Since I could not hear my own voice, I would look outside for guidance, validation, or a sign – hoping that hope might flutter through.

When you start to find out about your family history, you start to find out about yourself, I had been told. This resonated with me.

I started my initial research at the Public Record Office and was waiting for documents related to the trial deposition of my great uncle. During that time, I was transported back to a memory of being sixteen years old and sitting an exam about Jean Anouilh’s Antigone. Was this a sign? The incident found its way into my book:

Back home I wondered why I had remembered Antigone. Yes, Antigone and her need to bury her brother’s body. She had needed to put it to rest properly. She needed to pay it respect. She needed to do this. And she did.

And  I wondered about my own search. What was it I needed to do? Was it for him? Was it for me?

I took the photograph [of Madan Lal] from its envelope, propped it on my desk; alongside it, I placed my ‘notebook’ and my applications for funding. Then I lit a candle and I looked at the flames: red, yellow and saffron. My mother would say: Saffron is for fire – the purifier, the colour of renunciation. And mentally I made the request that I should get the funding – if it was something I needed to do.

When I did receive the funding, I started to imagine hope and that it might guide me. Might restoring Madan Lal restore me? Might freeing suppressed stories create healing? Could I steer my parents’ bubble to land? Might this be a return from exile? Might I even discover what my deepest hopes might be?

I started with validation and optimism but soon discovered there was no neat path through. It was all a rather messy business, and alongside hope was often despair.

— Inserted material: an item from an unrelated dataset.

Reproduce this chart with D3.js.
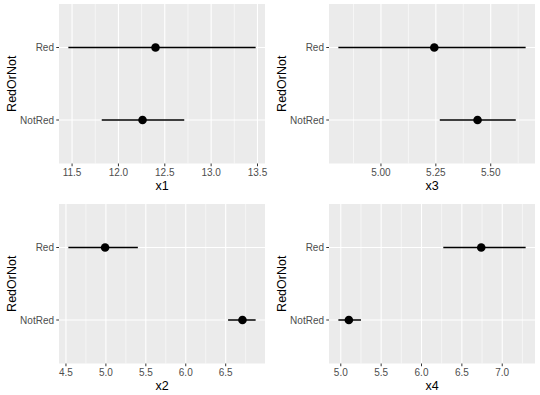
<!DOCTYPE html>
<html>
  <head>
    <meta charset="utf-8">
    <title>RedOrNot</title>
    <script src="https://d3js.org/d3.v7.min.js" charset="utf-8"></script>
    <style>
      body {
        margin: 0;
        background: #fff;
      }
      text {
        font-family: "Liberation Sans", Arial, sans-serif;
      }
    </style>
  </head>
  <body>
    <script type="text/javascript">
      // groups on the y axis (bottom to top)
      var groups = ["NotRed", "Red"];

      // one panel per variable, in grid order
      var varNames = ["x1", "x3", "x2", "x4"];

      // point estimate and interval per group, order as in groups
      var x1Mean = [12.26, 12.40], x1Lo = [11.82, 11.46], x1Hi = [12.71, 13.48];
      var x3Mean = [5.44, 5.243], x3Lo = [5.268, 4.806], x3Hi = [5.614, 5.659];
      var x2Mean = [6.71, 4.99], x2Lo = [6.53, 4.53], x2Hi = [6.875, 5.40];
      var x4Mean = [5.10, 6.74], x4Lo = [4.97, 6.27], x4Hi = [5.25, 7.29];

      // tick labels per panel
      var x1Ticks = [11.5, 12.0, 12.5, 13.0, 13.5];
      var x3Ticks = [5.00, 5.25, 5.50];
      var x2Ticks = [4.5, 5.0, 5.5, 6.0, 6.5];
      var x4Ticks = [5.0, 5.5, 6.0, 6.5, 7.0];

      var panels = [
        {name: varNames[0], mean: x1Mean, lo: x1Lo, hi: x1Hi, ticks: x1Ticks, fmt: ".1f"},
        {name: varNames[1], mean: x3Mean, lo: x3Lo, hi: x3Hi, ticks: x3Ticks, fmt: ".2f"},
        {name: varNames[2], mean: x2Mean, lo: x2Lo, hi: x2Hi, ticks: x2Ticks, fmt: ".1f"},
        {name: varNames[3], mean: x4Mean, lo: x4Lo, hi: x4Hi, ticks: x4Ticks, fmt: ".1f"}
      ];

      var width = 540, height = 395;

      var svg = d3.select("body").append("svg")
                  .attr("width", width)
                  .attr("height", height);

      panels.forEach(function(p, i) {
        var col = i % 2, row = Math.floor(i / 2);
        var ox = col * 270, oy = row * 200;

        var left = ox + 59, right = ox + 265;
        var top = oy + 4, bottom = oy + 163.5;

        // ggplot style 5% expansion on the continuous axis
        var lo = d3.min(p.lo), hi = d3.max(p.hi);
        var pad = (hi - lo) * 0.05;
        var x = d3.scaleLinear().domain([lo - pad, hi + pad]).range([left, right]);

        // discrete axis: levels at 1..n with 0.6 expansion
        var y = d3.scaleLinear().domain([0.4, groups.length + 0.6]).range([bottom, top]);

        var g = svg.append("g");

        g.append("rect")
          .attr("x", left).attr("y", top)
          .attr("width", right - left).attr("height", bottom - top)
          .attr("fill", "#EBEBEB");

        // minor grid lines halfway between the breaks
        var step = p.ticks[1] - p.ticks[0];
        var minor = [];
        for (var k = -1; k < p.ticks.length; k++) {
          var v = p.ticks[0] + (k + 0.5) * step;
          if (v >= x.domain()[0] && v <= x.domain()[1]) minor.push(v);
        }
        g.selectAll(".minor").data(minor).enter().append("line")
          .attr("x1", function(d) { return x(d); }).attr("x2", function(d) { return x(d); })
          .attr("y1", top).attr("y2", bottom)
          .attr("stroke", "#fff").attr("stroke-width", 0.55);

        g.selectAll(".majorx").data(p.ticks).enter().append("line")
          .attr("x1", function(d) { return x(d); }).attr("x2", function(d) { return x(d); })
          .attr("y1", top).attr("y2", bottom)
          .attr("stroke", "#fff").attr("stroke-width", 1.1);

        g.selectAll(".majory").data(groups).enter().append("line")
          .attr("x1", left).attr("x2", right)
          .attr("y1", function(d, j) { return y(j + 1); })
          .attr("y2", function(d, j) { return y(j + 1); })
          .attr("stroke", "#fff").attr("stroke-width", 1.1);

        // error bars and points
        g.selectAll(".bar").data(groups).enter().append("line")
          .attr("x1", function(d, j) { return x(p.lo[j]); })
          .attr("x2", function(d, j) { return x(p.hi[j]); })
          .attr("y1", function(d, j) { return y(j + 1); })
          .attr("y2", function(d, j) { return y(j + 1); })
          .attr("stroke", "#000").attr("stroke-width", 1.5);

        g.selectAll(".pt").data(groups).enter().append("circle")
          .attr("cx", function(d, j) { return x(p.mean[j]); })
          .attr("cy", function(d, j) { return y(j + 1); })
          .attr("r", 4.3)
          .attr("fill", "#000");

        // x axis
        var fmt = d3.format(p.fmt);
        var xa = g.append("g").selectAll("g").data(p.ticks).enter().append("g");
        xa.append("line")
          .attr("x1", function(d) { return x(d); }).attr("x2", function(d) { return x(d); })
          .attr("y1", bottom).attr("y2", bottom + 2.75)
          .attr("stroke", "#333").attr("stroke-width", 1);
        xa.append("text")
          .attr("x", function(d) { return x(d); })
          .attr("y", bottom + 12.5)
          .attr("text-anchor", "middle")
          .attr("font-size", "10px")
          .attr("fill", "#4D4D4D")
          .text(function(d) { return fmt(d); });

        g.append("text")
          .attr("x", (left + right) / 2)
          .attr("y", oy + 190)
          .attr("text-anchor", "middle")
          .attr("font-size", "12.5px")
          .attr("fill", "#000")
          .text(p.name);

        // y axis
        var ya = g.append("g").selectAll("g").data(groups).enter().append("g");
        ya.append("line")
          .attr("x1", left - 2.75).attr("x2", left)
          .attr("y1", function(d, j) { return y(j + 1); })
          .attr("y2", function(d, j) { return y(j + 1); })
          .attr("stroke", "#333").attr("stroke-width", 1);
        ya.append("text")
          .attr("x", left - 5)
          .attr("y", function(d, j) { return y(j + 1); })
          .attr("dy", "0.35em")
          .attr("text-anchor", "end")
          .attr("font-size", "10px")
          .attr("fill", "#4D4D4D")
          .text(function(d) { return d; });

        g.append("text")
          .attr("transform", "translate(" + (ox + 16) + "," + ((top + bottom) / 2) + ") rotate(-90)")
          .attr("text-anchor", "middle")
          .attr("font-size", "12.5px")
          .attr("fill", "#000")
          .text("RedOrNot");
      });
    </script>
  </body>
</html>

Madan Lal left Amritsar for London with the blessings and hope of his parents. They hoped that their somewhat wayward and searching son would find his way, become an engineer and take his place in the world, having availed himself of the opportunities open to him. And he did. He was a responsible student, but soon found there were other opportunities, that the time he lived in was a time of change, of dissent. Revolution was in the air and dissenters from all over the world were in London, enjoying freedom of speech and assembly in order to meet fellow travellers, read proscribed books, and share solidarity. He discovered India House, a hostel for Indian students. (In the archives today it says ‘India House: See S for sedition’.) There he met Vinayak Damodar Savarkar, who was influenced by the cult of Mazzini which espoused political assassinations and hoped to recruit and groom martyrs to the cause of India’s freedom. Madan Lal was filled with a hope and new meaning of merging into the wider history of his time. 

In court he declared:

I am a patriot working for the emancipation of my Motherland …

I wish the English people should sentence me to death for, in that case, the vengeance of my countrymen will be all the keener. I put forward this statement to show the justice of my cause to the outside world, especially to our sympathisers in America and Germany.

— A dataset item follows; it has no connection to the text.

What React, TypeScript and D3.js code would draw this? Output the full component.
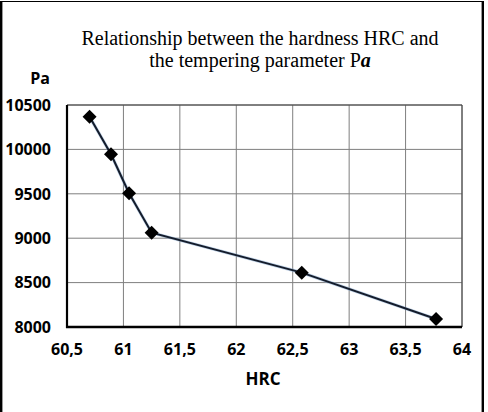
import { useEffect, useRef } from 'react'
import * as d3 from 'd3'

const hrc = [60.7, 60.89, 61.05, 61.25, 62.58, 63.77]
const pa = [10368, 9945, 9506, 9062, 8612, 8090]
const xTicks = [60.5, 61, 61.5, 62, 62.5, 63, 63.5, 64]
const yTicks = [8000, 8500, 9000, 9500, 10000, 10500]

const W = 488
const H = 412

export default function App() {
  const svgRef = useRef<SVGSVGElement>(null)

  useEffect(() => {
    document.body.style.margin = '0'
    if (!svgRef.current) return
    const svg = d3.select(svgRef.current)
    svg.selectAll('*').remove()

    const left = 67, right = 462, top = 105, bottom = 327
    const x = d3.scaleLinear().domain([60.5, 64]).range([left, right])
    const y = d3.scaleLinear().domain([8000, 10500]).range([bottom, top])
    const sans = 'Open Sans, sans-serif'

    svg.append('rect').attr('width', W).attr('height', H).attr('fill', '#fff')

    // outer frame
    svg.append('line').attr('x1', 1).attr('x2', 483).attr('y1', 1.5).attr('y2', 1.5)
      .attr('stroke', '#000').attr('stroke-width', 1.2)
    svg.append('line').attr('x1', 1.2).attr('x2', 1.2).attr('y1', 1).attr('y2', H)
      .attr('stroke', '#000').attr('stroke-width', 2.4)
    svg.append('line').attr('x1', 482.8).attr('x2', 482.8).attr('y1', 1).attr('y2', H)
      .attr('stroke', '#000').attr('stroke-width', 2.4)

    // title
    const title = svg.append('text')
      .attr('text-anchor', 'middle')
      .style('font-family', 'Liberation Serif, Times New Roman, serif')
      .style('font-size', '20px')
      .style('fill', '#000')
    title.append('tspan').attr('x', 260).attr('y', 45).text('Relationship between the hardness HRC and')
    const t2 = title.append('tspan').attr('x', 260).attr('y', 67)
    t2.append('tspan').text('the tempering parameter P')
    t2.append('tspan').style('font-weight', 'bold').style('font-style', 'italic').text('a')

    // grid
    const g = svg.append('g')
    g.selectAll('.vg').data(xTicks.slice(1)).enter().append('line')
      .attr('x1', d => x(d)).attr('x2', d => x(d)).attr('y1', top).attr('y2', bottom)
      .attr('stroke', '#7f7f7f').attr('stroke-width', 1)
    g.selectAll('.hg').data(yTicks.slice(1)).enter().append('line')
      .attr('x1', left).attr('x2', right).attr('y1', d => y(d)).attr('y2', d => y(d))
      .attr('stroke', '#7f7f7f').attr('stroke-width', 1)
    g.append('line').attr('x1', right).attr('x2', right).attr('y1', top).attr('y2', bottom)
      .attr('stroke', '#404040').attr('stroke-width', 1)
    g.append('line').attr('x1', left).attr('x2', right).attr('y1', top).attr('y2', top)
      .attr('stroke', '#404040').attr('stroke-width', 1)

    // axes lines
    g.append('line').attr('x1', left).attr('x2', left).attr('y1', top).attr('y2', bottom + 1)
      .attr('stroke', '#000').attr('stroke-width', 2.2)
    g.append('line').attr('x1', left - 1).attr('x2', right).attr('y1', bottom).attr('y2', bottom)
      .attr('stroke', '#000').attr('stroke-width', 2.4)

    // tick labels
    g.selectAll('.yl').data(yTicks).enter().append('text')
      .attr('x', 51).attr('y', d => y(d)).attr('dy', '0.36em')
      .attr('text-anchor', 'end')
      .style('font-family', sans).style('font-weight', 'bold').style('font-size', '16px')
      .style('fill', '#000')
      .text(d => String(d))
    g.selectAll('.xl').data(xTicks).enter().append('text')
      .attr('x', d => x(d)).attr('y', 355)
      .attr('text-anchor', 'middle')
      .style('font-family', sans).style('font-weight', 'bold').style('font-size', '16px')
      .style('fill', '#000')
      .text(d => String(d).replace('.', ','))

    // axis titles
    svg.append('text').attr('x', 50).attr('y', 84).attr('text-anchor', 'end')
      .style('font-family', sans).style('font-weight', 'bold').style('font-size', '16px')
      .text('Pa')
    svg.append('text').attr('x', 263).attr('y', 385).attr('text-anchor', 'middle')
      .style('font-family', sans).style('font-weight', 'bold').style('font-size', '17px')
      .text('HRC')

    // series
    const pts = hrc.map((h, i) => [h, pa[i]] as [number, number])
    const line = d3.line<[number, number]>().x(d => x(d[0])).y(d => y(d[1]))
    svg.append('path').attr('d', line(pts) || '')
      .attr('fill', 'none').attr('stroke', '#7fa6d0').attr('stroke-width', 3.2).attr('opacity', 0.5)
    svg.append('path').attr('d', line(pts) || '')
      .attr('fill', 'none').attr('stroke', '#141c2b').attr('stroke-width', 2)

    const diamond = d3.symbol().type(d3.symbolDiamond2).size(125)
    svg.selectAll('.pt').data(pts).enter().append('path')
      .attr('d', diamond())
      .attr('transform', d => `translate(${x(d[0])},${y(d[1])})`)
      .attr('fill', '#000')
  }, [])

  return <svg ref={svgRef} width={W} height={H} style={{ display: 'block' }} />
}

Madan Lal’s hope was his family’s despair and his father died of grief at the loss, as he puts it, of ‘my ill-fated, ill-guided, but firm and determined son’.

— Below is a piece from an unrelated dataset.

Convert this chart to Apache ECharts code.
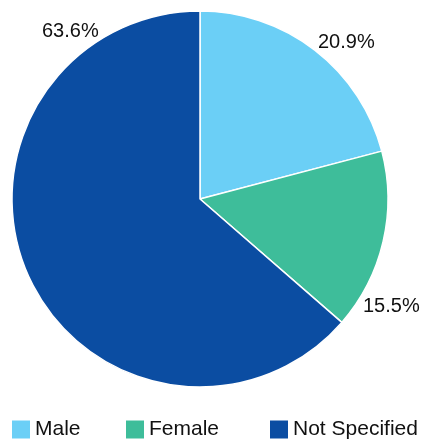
<!DOCTYPE html>
<html>
<head>
<meta charset="utf-8">
<script src="https://cdn.jsdelivr.net/npm/echarts@6/dist/echarts.min.js"></script>
<style>html,body{margin:0;padding:0;background:#fff;}#c{width:423px;height:439px;}</style>
</head>
<body>
<div id="c"></div>
<script>
const categories = ['Male', 'Female', 'Not Specified'];
const values = [20.9, 15.5, 63.6];
const colors = ['#6BCFF6', '#3EBD9A', '#0B4DA2'];
const labelPos = [[318, 42], [363, 306], [42, 31]];
const legendLeft = [12, 126, 270];

const chart = echarts.init(document.getElementById('c'), null, {renderer: 'canvas'});
chart.setOption({
  animation: false,
  color: colors,
  legend: categories.map((c, i) => ({
    left: legendLeft[i], top: 419, padding: 0,
    itemWidth: 18, itemHeight: 18,
    icon: 'rect',
    itemStyle: {borderWidth: 0},
    selectedMode: false,
    textStyle: {fontFamily: 'Liberation Sans, Arial, sans-serif', fontSize: 21, color: '#111', padding: [2, 0, 0, 0]},
    data: [c]
  })),
  series: [{
    type: 'pie',
    center: [200, 199],
    radius: [0, 188],
    startAngle: 90,
    clockwise: true,
    avoidLabelOverlap: false,
    itemStyle: {borderColor: '#fff', borderWidth: 1.5},
    label: {
      show: true, position: 'inside', overflow: 'none',
      formatter: p => p.value.toFixed(1) + '%',
      fontFamily: 'Liberation Sans, Arial, sans-serif', fontSize: 20, color: '#111'
    },
    labelLine: {show: false},
    labelLayout: p => ({x: labelPos[p.dataIndex][0], y: labelPos[p.dataIndex][1], align: 'left', verticalAlign: 'middle', hideOverlap: false}),
    data: categories.map((c, i) => ({name: c, value: values[i]}))
  }]
});
</script>
</body>
</html>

Many of the issues and personalities at the forefront of discussions today in India – Gandhi versus Savarkar, violence versus non-violence – were present at that time in India House.

In the book, I imagined a scene between Madan Lal and his brother Bhajan Lal (who would later become a Sufi mystic–saint) around a letter that Tolstoy wrote to the Indian revolutionaries called, ‘A Letter to an Indian’. In this letter, Tolstoy told the revolutionaries that they would need to find their own authentic way rather than emulating the violence of their European masters. Gandhi would come upon this letter, which would inform Hind Swaraj, his seminal treatise on non-violence.

And in my memoir Exhumation, my father was organising an International Conference in Venice in 1960 entitled ‘Tolstoy and Gandhi’.

Savarkar too would later write a seminal book entitled Hindutva, which forms the ideological tract of the Bharatya Janata Party, the Hindu nationalist party in power in India today.

Savarkar reportedly inspired and groomed another young man, Nathuram Godse, to successfully assassinate Gandhi.

In the epilogue of my book, I address Madan Lal:

In your story, the young Savarkar, who was your friend, was just a few months older than you. You met when you were both twenty-three. You both respected, admired and had a deep affection for each other. Of that, I have no doubt.

You were comrades, fellow revolutionaries and both dreamed of an India that was free and for the benefit of all its inhabitants. And Savarkar himself put it rather well: Hindus are at the heart of Hindustan. Nevertheless just as the beauty of the rainbow is not impaired but enhanced by its varied hues, so also Hindustan will appear the more beautiful across the sky of the future by assimilating the best in the Muslim, Parsi, Jewish and other civilisations (M. Purandare quote by Amit Verma)

And that was the vision of India you both shared, struggled to realise and for which you gave your life. But the Savarkar to whom you are linked on the plinth whose disciple you are purported to be, changed his views, wrote Hindutva which stigmatised Muslims and advocated unequal citizenship.

Would you have given your life for that? I think not if I extrapolate.

You are from the Punjab. The land of the five rivers, which has also bee n watered and nourished by the rivers of Hinduism, Sikhism and Islam.

You come from Amritsar, home of the Great Golden Temple whose foundation stone was laid by a Muslim saint.

I would recall that the Guru Nanak, the founder of Sikhism, was revered not only by Sikhs, but by Hindus and Muslims too.

I might also tell you that your fellow patriot from the Punjab and Pentonville, Uddam Singh: ‘While in custody, he called himself “Ra Mohammad Singh Azad”: the first three words of the name reflect the three major religious communities of Punjab (Hindu, Muslim, and Sikh); the last word ‘Azad’ (literally ‘free’) reflects his anti-colonial sentiment.’

In Punjab today, I am told, Muslims are not stigmatised. When the attacks [on Muslims] took place in Delhi a few months ago the Sikhs rescued them. The Golden Temple issued a Hukum namah – an order – to save, and protect, fellow citizens (food, shelter, support made available).

Your plinth also declares ‘I am a Hindu.’ I imagine today there must be many people grappling with that question. Years ago, I asked my father, ’ What does it mean for me to be a Hindu?’

‘It means that you must find and follow your Swadharma, the path of your true nature. But it must be your way. Not Mummy’s way, or my way, or anybody else’s way, but your own way’.

 The country too will have to find its Swadharma.

We live in strange unsettled times. There is sickness in the body and sickness in the mind – where there are ‘alternative’ facts’ and conferences on ‘post-truth’.

Now more than ever, hope matters. And, as it happens, Exhumation was brought out by Hope Road Publishing.